■ SUPPLIED MATERIAL:
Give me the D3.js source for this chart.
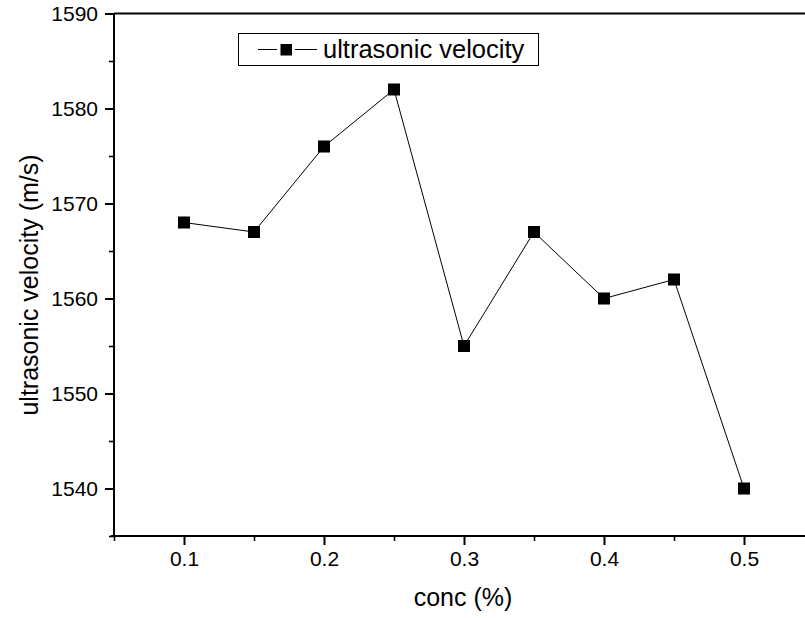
<!DOCTYPE html>
<html>
<head>
<meta charset="utf-8">
<script src="https://cdn.jsdelivr.net/npm/d3@7"></script>
<style>
  body { margin: 0; background: #fff; }
  text { font-family: Arial, "Liberation Sans", sans-serif; fill: #000; }
</style>
</head>
<body>
<script>
// data
const conc = [0.1, 0.15, 0.2, 0.25, 0.3, 0.35, 0.4, 0.45, 0.5];
const velocity = [1568, 1567, 1576, 1582, 1555, 1567, 1560, 1562, 1540];
const xTicks = [0.1, 0.2, 0.3, 0.4, 0.5];
const yTicks = [1540, 1550, 1560, 1570, 1580, 1590];

const svgWidth = 805, svgHeight = 618;
const plotLeft = 114, plotTop = 13.5, plotBottom = 536, plotRight = 814;
const fontFamily = 'Arial, "Liberation Sans", sans-serif';

let svg = d3.select('body').append('svg')
  .attr('width', svgWidth)
  .attr('height', svgHeight);

let x = d3.scaleLinear().domain([0.05, 0.55]).range([plotLeft, plotRight]);
let y = d3.scaleLinear().domain([1535, 1590]).range([plotBottom, plotTop]);

// minor ticks
let xMinor = d3.range(0.05, 0.551, 0.05).map(d => +d.toFixed(2)).filter(d => !xTicks.includes(d));
let yMinor = d3.range(1535, 1591, 5).filter(d => !yTicks.includes(d));

svg.append('g')
  .attr('transform', `translate(0,${plotBottom})`)
  .call(d3.axisBottom(x).tickValues(xMinor).tickSize(5).tickFormat(''))
  .call(g => g.select('.domain').remove())
  .selectAll('line').attr('stroke-width', 1.6);

svg.append('g')
  .attr('transform', `translate(${plotLeft},0)`)
  .call(d3.axisLeft(y).tickValues(yMinor).tickSize(5).tickFormat(''))
  .call(g => g.select('.domain').remove())
  .selectAll('line').attr('stroke-width', 1.6);

// major axes
let xAxis = svg.append('g')
  .attr('transform', `translate(0,${plotBottom})`)
  .call(d3.axisBottom(x).tickValues(xTicks).tickSize(9).tickPadding(6).tickFormat(d3.format('.1f')).tickSizeOuter(0));
xAxis.select('.domain').attr('stroke-width', 2).attr('d', `M${plotLeft - 3},0H${plotRight}`);
xAxis.selectAll('.tick line').attr('stroke-width', 2);
xAxis.selectAll('text').attr('font-size', 21).attr('font-family', fontFamily);

let yAxis = svg.append('g')
  .attr('transform', `translate(${plotLeft},0)`)
  .call(d3.axisLeft(y).tickValues(yTicks).tickSize(9).tickPadding(7).tickFormat(d3.format('d')).tickSizeOuter(0));
yAxis.select('.domain').attr('stroke-width', 2).attr('d', `M0,${plotTop}V${plotBottom + 1}`);
yAxis.selectAll('.tick line').attr('stroke-width', 2);
yAxis.selectAll('text').attr('font-size', 21).attr('font-family', fontFamily);

// top frame line
svg.append('line')
  .attr('x1', plotLeft).attr('x2', plotRight)
  .attr('y1', plotTop).attr('y2', plotTop)
  .attr('stroke', '#000').attr('stroke-width', 2);

// series
let line = d3.line().x((d, i) => x(conc[i])).y(d => y(d));
svg.append('path')
  .datum(velocity)
  .attr('d', line)
  .attr('fill', 'none')
  .attr('stroke', '#000')
  .attr('stroke-width', 1);

svg.selectAll('rect.pt')
  .data(velocity)
  .enter().append('rect')
  .attr('class', 'pt')
  .attr('x', (d, i) => x(conc[i]) - 6)
  .attr('y', d => y(d) - 6)
  .attr('width', 12).attr('height', 12)
  .attr('fill', '#000');

// axis titles
svg.append('text')
  .attr('x', 463).attr('y', 606)
  .attr('text-anchor', 'middle')
  .attr('font-size', 25)
  .text('conc (%)');

svg.append('text')
  .attr('transform', 'translate(38,285) rotate(-90)')
  .attr('text-anchor', 'middle')
  .attr('font-size', 25)
  .text('ultrasonic velocity (m/s)');

// legend
let legend = svg.append('g');
legend.append('rect')
  .attr('x', 238.5).attr('y', 33.5)
  .attr('width', 300).attr('height', 32)
  .attr('fill', '#fff').attr('stroke', '#000').attr('stroke-width', 1);
// line sample broken around the marker, like the source
[[258, 277], [295, 317]].forEach(seg => {
  legend.append('line')
    .attr('x1', seg[0]).attr('x2', seg[1]).attr('y1', 49.5).attr('y2', 49.5)
    .attr('stroke', '#000').attr('stroke-width', 1);
});
legend.append('rect')
  .attr('x', 280.5).attr('y', 44).attr('width', 11.5).attr('height', 11.5)
  .attr('fill', '#000');
legend.append('text')
  .attr('x', 323).attr('y', 58)
  .attr('font-size', 25.5)
  .text('ultrasonic velocity');
</script>
</body>
</html>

■ TO BE DONE: From the listing, extract all text exactly as given and drop any picture.

■ COMPLETE RESPONSE:
Give me the D3.js source for this chart.
<!DOCTYPE html>
<html>
<head>
<meta charset="utf-8">
<script src="https://cdn.jsdelivr.net/npm/d3@7"></script>
<style>
  body { margin: 0; background: #fff; }
  text { font-family: Arial, "Liberation Sans", sans-serif; fill: #000; }
</style>
</head>
<body>
<script>
// data
const conc = [0.1, 0.15, 0.2, 0.25, 0.3, 0.35, 0.4, 0.45, 0.5];
const velocity = [1568, 1567, 1576, 1582, 1555, 1567, 1560, 1562, 1540];
const xTicks = [0.1, 0.2, 0.3, 0.4, 0.5];
const yTicks = [1540, 1550, 1560, 1570, 1580, 1590];

const svgWidth = 805, svgHeight = 618;
const plotLeft = 114, plotTop = 13.5, plotBottom = 536, plotRight = 814;
const fontFamily = 'Arial, "Liberation Sans", sans-serif';

let svg = d3.select('body').append('svg')
  .attr('width', svgWidth)
  .attr('height', svgHeight);

let x = d3.scaleLinear().domain([0.05, 0.55]).range([plotLeft, plotRight]);
let y = d3.scaleLinear().domain([1535, 1590]).range([plotBottom, plotTop]);

// minor ticks
let xMinor = d3.range(0.05, 0.551, 0.05).map(d => +d.toFixed(2)).filter(d => !xTicks.includes(d));
let yMinor = d3.range(1535, 1591, 5).filter(d => !yTicks.includes(d));

svg.append('g')
  .attr('transform', `translate(0,${plotBottom})`)
  .call(d3.axisBottom(x).tickValues(xMinor).tickSize(5).tickFormat(''))
  .call(g => g.select('.domain').remove())
  .selectAll('line').attr('stroke-width', 1.6);

svg.append('g')
  .attr('transform', `translate(${plotLeft},0)`)
  .call(d3.axisLeft(y).tickValues(yMinor).tickSize(5).tickFormat(''))
  .call(g => g.select('.domain').remove())
  .selectAll('line').attr('stroke-width', 1.6);

// major axes
let xAxis = svg.append('g')
  .attr('transform', `translate(0,${plotBottom})`)
  .call(d3.axisBottom(x).tickValues(xTicks).tickSize(9).tickPadding(6).tickFormat(d3.format('.1f')).tickSizeOuter(0));
xAxis.select('.domain').attr('stroke-width', 2).attr('d', `M${plotLeft - 3},0H${plotRight}`);
xAxis.selectAll('.tick line').attr('stroke-width', 2);
xAxis.selectAll('text').attr('font-size', 21).attr('font-family', fontFamily);

let yAxis = svg.append('g')
  .attr('transform', `translate(${plotLeft},0)`)
  .call(d3.axisLeft(y).tickValues(yTicks).tickSize(9).tickPadding(7).tickFormat(d3.format('d')).tickSizeOuter(0));
yAxis.select('.domain').attr('stroke-width', 2).attr('d', `M0,${plotTop}V${plotBottom + 1}`);
yAxis.selectAll('.tick line').attr('stroke-width', 2);
yAxis.selectAll('text').attr('font-size', 21).attr('font-family', fontFamily);

// top frame line
svg.append('line')
  .attr('x1', plotLeft).attr('x2', plotRight)
  .attr('y1', plotTop).attr('y2', plotTop)
  .attr('stroke', '#000').attr('stroke-width', 2);

// series
let line = d3.line().x((d, i) => x(conc[i])).y(d => y(d));
svg.append('path')
  .datum(velocity)
  .attr('d', line)
  .attr('fill', 'none')
  .attr('stroke', '#000')
  .attr('stroke-width', 1);

svg.selectAll('rect.pt')
  .data(velocity)
  .enter().append('rect')
  .attr('class', 'pt')
  .attr('x', (d, i) => x(conc[i]) - 6)
  .attr('y', d => y(d) - 6)
  .attr('width', 12).attr('height', 12)
  .attr('fill', '#000');

// axis titles
svg.append('text')
  .attr('x', 463).attr('y', 606)
  .attr('text-anchor', 'middle')
  .attr('font-size', 25)
  .text('conc (%)');

svg.append('text')
  .attr('transform', 'translate(38,285) rotate(-90)')
  .attr('text-anchor', 'middle')
  .attr('font-size', 25)
  .text('ultrasonic velocity (m/s)');

// legend
let legend = svg.append('g');
legend.append('rect')
  .attr('x', 238.5).attr('y', 33.5)
  .attr('width', 300).attr('height', 32)
  .attr('fill', '#fff').attr('stroke', '#000').attr('stroke-width', 1);
// line sample broken around the marker, like the source
[[258, 277], [295, 317]].forEach(seg => {
  legend.append('line')
    .attr('x1', seg[0]).attr('x2', seg[1]).attr('y1', 49.5).attr('y2', 49.5)
    .attr('stroke', '#000').attr('stroke-width', 1);
});
legend.append('rect')
  .attr('x', 280.5).attr('y', 44).attr('width', 11.5).attr('height', 11.5)
  .attr('fill', '#000');
legend.append('text')
  .attr('x', 323).attr('y', 58)
  .attr('font-size', 25.5)
  .text('ultrasonic velocity');
</script>
</body>
</html>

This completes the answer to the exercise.